%%

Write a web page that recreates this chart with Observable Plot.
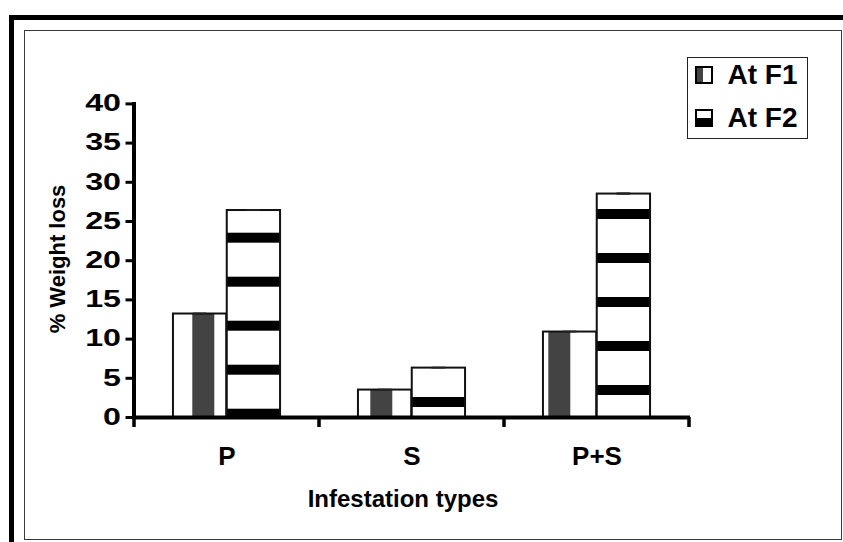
<!DOCTYPE html>
<html>
<head>
<meta charset="utf-8">
<script src="https://cdn.jsdelivr.net/npm/d3@7"></script>
<script src="https://cdn.jsdelivr.net/npm/@observablehq/plot@0.6"></script>
<style>
  body { margin: 0; background: #fff; }
  #wrap { position: relative; width: 843px; height: 542px; overflow: hidden; font-family: "Liberation Sans", Arial, sans-serif; }
  #outer { position: absolute; left: 9px; top: 15px; width: 900px; height: 600px; border: 5px solid #000; box-sizing: border-box; }
  #inner { position: absolute; left: 24px; top: 30px; width: 818px; height: 510px; border: 1.5px solid #3a3a3a; box-sizing: border-box; }
  #chart { position: absolute; left: 0; top: 0; }
  #xtitle { position: absolute; left: 0; width: 806px; top: 485px; text-align: center; font-weight: bold; font-size: 24px; }
  #ytitle { position: absolute; left: 58px; top: 259px; transform: translate(-50%, -50%) rotate(-90deg); white-space: nowrap; font-weight: bold; font-size: 22px; }
  #legend { position: absolute; left: 687px; top: 57px; width: 121px; height: 82px; border: 1.5px solid #222; box-sizing: border-box; background: #fff; }
  .item { position: absolute; left: 6.5px; display: flex; align-items: center; font-weight: bold; font-size: 28px; line-height: 28px; white-space: nowrap; }
  .item svg { margin-right: 15px; }
</style>
</head>
<body>
<div id="wrap">
  <div id="outer"></div>
  <div id="inner"></div>
  <div id="chart"></div>
  <div id="xtitle">Infestation types</div>
  <div id="ytitle">% Weight loss</div>
  <div id="legend"></div>
</div>
<script>
// ---- data ----
const categories = ["P", "S", "P+S"];
const seriesNames = ["At F1", "At F2"];
const f1Values = [13.2, 3.5, 10.9];
const f2Values = [26.4, 6.3, 28.5];
const f1Errors = [0.12, 0.12, 0.12];
const f2Errors = [0.12, 0.12, 0.15];
const yTicks = [0, 5, 10, 15, 20, 25, 30, 35, 40];

const f1 = categories.map((c, i) => ({cat: c, series: seriesNames[0], value: f1Values[i], err: f1Errors[i]}));
const f2 = categories.map((c, i) => ({cat: c, series: seriesNames[1], value: f2Values[i], err: f2Errors[i], pat: "url(#f2pat" + i + ")"}));

// ---- layout ----
const W = 843, H = 542, mL = 133.5, mR = 153, mT = 103.4, mB = 125;
const step = (W - mL - mR) / categories.length;
const outer = 0.21 * step;
const bw = (step - 2 * outer) / 2;
const capW = 14;
const Y_STRETCH = 1.4;

const plot = Plot.plot({
  width: W, height: H,
  marginLeft: mL, marginRight: mR, marginTop: mT, marginBottom: mB,
  x: {domain: categories, padding: 0},
  y: {domain: [0, 40]},
  color: {type: "identity"},
  style: {background: "transparent", fontFamily: "'Liberation Sans', Arial, sans-serif", color: "#000"},
  marks: [
    Plot.barY(f1, {x: "cat", y: "value", fill: () => "url(#f1pat)", stroke: "#111", strokeWidth: 2,
      insetLeft: outer, insetRight: outer + bw}),
    Plot.barY(f2, {x: "cat", y: "value", fill: "pat", stroke: "#111", strokeWidth: 2,
      insetLeft: outer + bw, insetRight: outer}),
    Plot.barY(f1, {x: "cat", y1: d => d.value - d.err, y2: d => d.value + d.err, fill: () => "#222",
      insetLeft: outer + bw / 2 - capW / 2, insetRight: step - (outer + bw / 2 + capW / 2)}),
    Plot.barY(f2, {x: "cat", y1: d => d.value - d.err, y2: d => d.value + d.err, fill: () => "#222",
      insetLeft: outer + 1.5 * bw - capW / 2, insetRight: step - (outer + 1.5 * bw + capW / 2)}),
    Plot.ruleY([0], {stroke: "#000", strokeWidth: 4}),
    Plot.frame({anchor: "left", stroke: "#000", strokeWidth: 4}),
    Plot.axisY({ticks: yTicks, tickSize: 8, tickPadding: 5, strokeWidth: 3, label: null,
      fontSize: 23, fontWeight: "bold"}),
    Plot.axisX({tickSize: 0, tickPadding: 29, label: null, fontSize: 26, fontWeight: "bold"})
  ]
});
document.getElementById("chart").appendChild(plot);

// ---- fill patterns ----
const svg = d3.select(plot);
const defs = svg.insert("defs", ":first-child");
const p1 = defs.append("pattern").attr("id", "f1pat").attr("patternUnits", "userSpaceOnUse")
  .attr("x", 14.3).attr("y", 0).attr("width", 89).attr("height", 10);
p1.append("rect").attr("width", 89).attr("height", 10).attr("fill", "#fff");
p1.append("rect").attr("width", 22).attr("height", 10).attr("fill", "#434343");
const f2Offsets = [12.7, 1, 33];
f2Offsets.forEach((o, i) => {
  const p = defs.append("pattern").attr("id", "f2pat" + i).attr("patternUnits", "userSpaceOnUse")
    .attr("x", 0).attr("y", o).attr("width", 10).attr("height", 44);
  p.append("rect").attr("width", 10).attr("height", 44).attr("fill", "#fff");
  p.append("rect").attr("width", 10).attr("height", 10).attr("fill", "#000");
});

// ---- category boundary ticks on the x axis ----
const xs = plot.scale("x");
const y0 = plot.scale("y").apply(0);
const bounds = categories.map(c => xs.apply(c)).concat([xs.apply(categories[categories.length - 1]) + xs.bandwidth]);
svg.append("g").selectAll("line").data(bounds).join("line")
  .attr("x1", d => d).attr("x2", d => d).attr("y1", y0).attr("y2", y0 + 10)
  .attr("stroke", "#000").attr("stroke-width", 3.5);

// widen y tick labels like the original
svg.selectAll('g[aria-label="y-axis tick label"] text').each(function () {
  const t = this.getAttribute("transform") || "";
  this.setAttribute("transform", `${t} scale(${Y_STRETCH},1)`);
});

// ---- legend ----
const legend = d3.select("#legend");
const rows = [
  {name: seriesNames[0], top: 3},
  {name: seriesNames[1], top: 46}
];
rows.forEach((r, i) => {
  const item = legend.append("div").attr("class", "item").style("top", r.top + "px");
  const s = item.append("svg").attr("width", 18).attr("height", 18);
  s.append("rect").attr("x", 1).attr("y", 1).attr("width", 16).attr("height", 16).attr("fill", "#fff").attr("stroke", "#000").attr("stroke-width", 2);
  if (i === 0) s.append("rect").attr("x", 2).attr("y", 2).attr("width", 6).attr("height", 14).attr("fill", "#434343");
  else s.append("rect").attr("x", 1).attr("y", 9).attr("width", 16).attr("height", 8).attr("fill", "#000");
  item.append("span").text(r.name);
});
</script>
</body>
</html>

%%

▶ WHAT THIS TASK INVOLVES
Leave the pictures out and output the rest of the listing exactly.

▶ FULL ANSWER
Write a web page that recreates this chart with Observable Plot.
<!DOCTYPE html>
<html>
<head>
<meta charset="utf-8">
<script src="https://cdn.jsdelivr.net/npm/d3@7"></script>
<script src="https://cdn.jsdelivr.net/npm/@observablehq/plot@0.6"></script>
<style>
  body { margin: 0; background: #fff; }
  #wrap { position: relative; width: 843px; height: 542px; overflow: hidden; font-family: "Liberation Sans", Arial, sans-serif; }
  #outer { position: absolute; left: 9px; top: 15px; width: 900px; height: 600px; border: 5px solid #000; box-sizing: border-box; }
  #inner { position: absolute; left: 24px; top: 30px; width: 818px; height: 510px; border: 1.5px solid #3a3a3a; box-sizing: border-box; }
  #chart { position: absolute; left: 0; top: 0; }
  #xtitle { position: absolute; left: 0; width: 806px; top: 485px; text-align: center; font-weight: bold; font-size: 24px; }
  #ytitle { position: absolute; left: 58px; top: 259px; transform: translate(-50%, -50%) rotate(-90deg); white-space: nowrap; font-weight: bold; font-size: 22px; }
  #legend { position: absolute; left: 687px; top: 57px; width: 121px; height: 82px; border: 1.5px solid #222; box-sizing: border-box; background: #fff; }
  .item { position: absolute; left: 6.5px; display: flex; align-items: center; font-weight: bold; font-size: 28px; line-height: 28px; white-space: nowrap; }
  .item svg { margin-right: 15px; }
</style>
</head>
<body>
<div id="wrap">
  <div id="outer"></div>
  <div id="inner"></div>
  <div id="chart"></div>
  <div id="xtitle">Infestation types</div>
  <div id="ytitle">% Weight loss</div>
  <div id="legend"></div>
</div>
<script>
// ---- data ----
const categories = ["P", "S", "P+S"];
const seriesNames = ["At F1", "At F2"];
const f1Values = [13.2, 3.5, 10.9];
const f2Values = [26.4, 6.3, 28.5];
const f1Errors = [0.12, 0.12, 0.12];
const f2Errors = [0.12, 0.12, 0.15];
const yTicks = [0, 5, 10, 15, 20, 25, 30, 35, 40];

const f1 = categories.map((c, i) => ({cat: c, series: seriesNames[0], value: f1Values[i], err: f1Errors[i]}));
const f2 = categories.map((c, i) => ({cat: c, series: seriesNames[1], value: f2Values[i], err: f2Errors[i], pat: "url(#f2pat" + i + ")"}));

// ---- layout ----
const W = 843, H = 542, mL = 133.5, mR = 153, mT = 103.4, mB = 125;
const step = (W - mL - mR) / categories.length;
const outer = 0.21 * step;
const bw = (step - 2 * outer) / 2;
const capW = 14;
const Y_STRETCH = 1.4;

const plot = Plot.plot({
  width: W, height: H,
  marginLeft: mL, marginRight: mR, marginTop: mT, marginBottom: mB,
  x: {domain: categories, padding: 0},
  y: {domain: [0, 40]},
  color: {type: "identity"},
  style: {background: "transparent", fontFamily: "'Liberation Sans', Arial, sans-serif", color: "#000"},
  marks: [
    Plot.barY(f1, {x: "cat", y: "value", fill: () => "url(#f1pat)", stroke: "#111", strokeWidth: 2,
      insetLeft: outer, insetRight: outer + bw}),
    Plot.barY(f2, {x: "cat", y: "value", fill: "pat", stroke: "#111", strokeWidth: 2,
      insetLeft: outer + bw, insetRight: outer}),
    Plot.barY(f1, {x: "cat", y1: d => d.value - d.err, y2: d => d.value + d.err, fill: () => "#222",
      insetLeft: outer + bw / 2 - capW / 2, insetRight: step - (outer + bw / 2 + capW / 2)}),
    Plot.barY(f2, {x: "cat", y1: d => d.value - d.err, y2: d => d.value + d.err, fill: () => "#222",
      insetLeft: outer + 1.5 * bw - capW / 2, insetRight: step - (outer + 1.5 * bw + capW / 2)}),
    Plot.ruleY([0], {stroke: "#000", strokeWidth: 4}),
    Plot.frame({anchor: "left", stroke: "#000", strokeWidth: 4}),
    Plot.axisY({ticks: yTicks, tickSize: 8, tickPadding: 5, strokeWidth: 3, label: null,
      fontSize: 23, fontWeight: "bold"}),
    Plot.axisX({tickSize: 0, tickPadding: 29, label: null, fontSize: 26, fontWeight: "bold"})
  ]
});
document.getElementById("chart").appendChild(plot);

// ---- fill patterns ----
const svg = d3.select(plot);
const defs = svg.insert("defs", ":first-child");
const p1 = defs.append("pattern").attr("id", "f1pat").attr("patternUnits", "userSpaceOnUse")
  .attr("x", 14.3).attr("y", 0).attr("width", 89).attr("height", 10);
p1.append("rect").attr("width", 89).attr("height", 10).attr("fill", "#fff");
p1.append("rect").attr("width", 22).attr("height", 10).attr("fill", "#434343");
const f2Offsets = [12.7, 1, 33];
f2Offsets.forEach((o, i) => {
  const p = defs.append("pattern").attr("id", "f2pat" + i).attr("patternUnits", "userSpaceOnUse")
    .attr("x", 0).attr("y", o).attr("width", 10).attr("height", 44);
  p.append("rect").attr("width", 10).attr("height", 44).attr("fill", "#fff");
  p.append("rect").attr("width", 10).attr("height", 10).attr("fill", "#000");
});

// ---- category boundary ticks on the x axis ----
const xs = plot.scale("x");
const y0 = plot.scale("y").apply(0);
const bounds = categories.map(c => xs.apply(c)).concat([xs.apply(categories[categories.length - 1]) + xs.bandwidth]);
svg.append("g").selectAll("line").data(bounds).join("line")
  .attr("x1", d => d).attr("x2", d => d).attr("y1", y0).attr("y2", y0 + 10)
  .attr("stroke", "#000").attr("stroke-width", 3.5);

// widen y tick labels like the original
svg.selectAll('g[aria-label="y-axis tick label"] text').each(function () {
  const t = this.getAttribute("transform") || "";
  this.setAttribute("transform", `${t} scale(${Y_STRETCH},1)`);
});

// ---- legend ----
const legend = d3.select("#legend");
const rows = [
  {name: seriesNames[0], top: 3},
  {name: seriesNames[1], top: 46}
];
rows.forEach((r, i) => {
  const item = legend.append("div").attr("class", "item").style("top", r.top + "px");
  const s = item.append("svg").attr("width", 18).attr("height", 18);
  s.append("rect").attr("x", 1).attr("y", 1).attr("width", 16).attr("height", 16).attr("fill", "#fff").attr("stroke", "#000").attr("stroke-width", 2);
  if (i === 0) s.append("rect").attr("x", 2).attr("y", 2).attr("width", 6).attr("height", 14).attr("fill", "#434343");
  else s.append("rect").attr("x", 1).attr("y", 9).attr("width", 16).attr("height", 8).attr("fill", "#000");
  item.append("span").text(r.name);
});
</script>
</body>
</html>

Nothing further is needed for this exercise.